Wednesday, October 21, 2009

Nagoya Grampus fly the flag for Japan

AFC Champions League
When the draw for the AFC Champions League group stage was made back in December 2008, few tipped unheralded Japanese side Nagoya Grampus as potential title contenders.

The general consensus was that Dragan Stojkovic's team had been lucky to sneak into third place in the J. League, and thereby qualify for the Asian Football Confederation's recently revamped continental jamboree.

It is perhaps a testament to the strength of the J. League that Nagoya have seen off challengers from Australia, South Korea, China and their native Japan to reach the semi-finals of the AFC Champions League at their first attempt.

After topping their group, Nagoya defeated South Korean giants and defending K-League champions Suwon Samsung Bluewings in a hard-fought Round of 16 encounter.

Stojkovic's side then matched up with a confident Kawasaki Frontale in the quarter-finals, and it was here that their fighting spirit came to the fore.

Down 2-1 from the first leg in Tokyo, Nagoya roared back to win 3-1 in front of their home fans and book a showdown with two-times Asian champions Al-Ittihad from Saudi Arabia.

With the first leg set to take place tonight in Jeddah, Nagoya will hope to take something back to their Mizuho Athletics Stadium home a week later as they aim to book a place in a one-off final at the National Stadium in Tokyo.

Their recent run has come despite injuries to Japan internationals Seigo Narazaki and Keiji Tamada, while Serb defender Milos Bajalica has also endured an injury-plagued Champions League campaign.

Fortunately for Nagoya fans, coach Stojkovic invested wisely over the summer - drafting in Australian striker Josh Kennedy, former Japan international Alessandro Santos and exciting Montenegrin youngster Igor Burzanovic mid-season.

All three have contributed to Nagoya's run to the final four, with Burzanovic in particular looking a shrewd investment for a team that also possesses rising star Maya Yoshida, tricky winger Yoshizumi Ogawa and mercurial Brazilian playmaker Magnum.
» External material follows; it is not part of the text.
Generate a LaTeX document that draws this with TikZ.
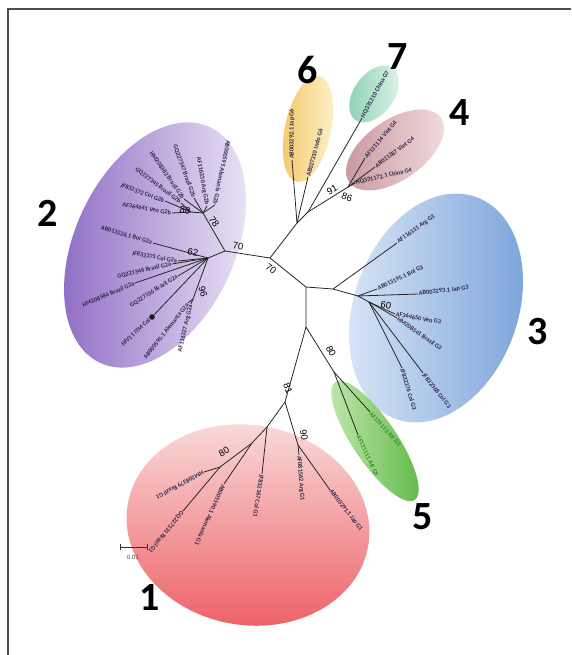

Japanese clubs have dominated the past three editions of the Champions League, with Urawa Reds lifting the crown in 2007, before Gamba Osaka went on to win in 2008.

What price Nagoya Grampus making it three from three for the Japanese?

After a forgettable campaign on the domestic front, the combustible Stojkovic will be desperate to lift some silverware at a club that hasn't tasted success for the best part of a decade.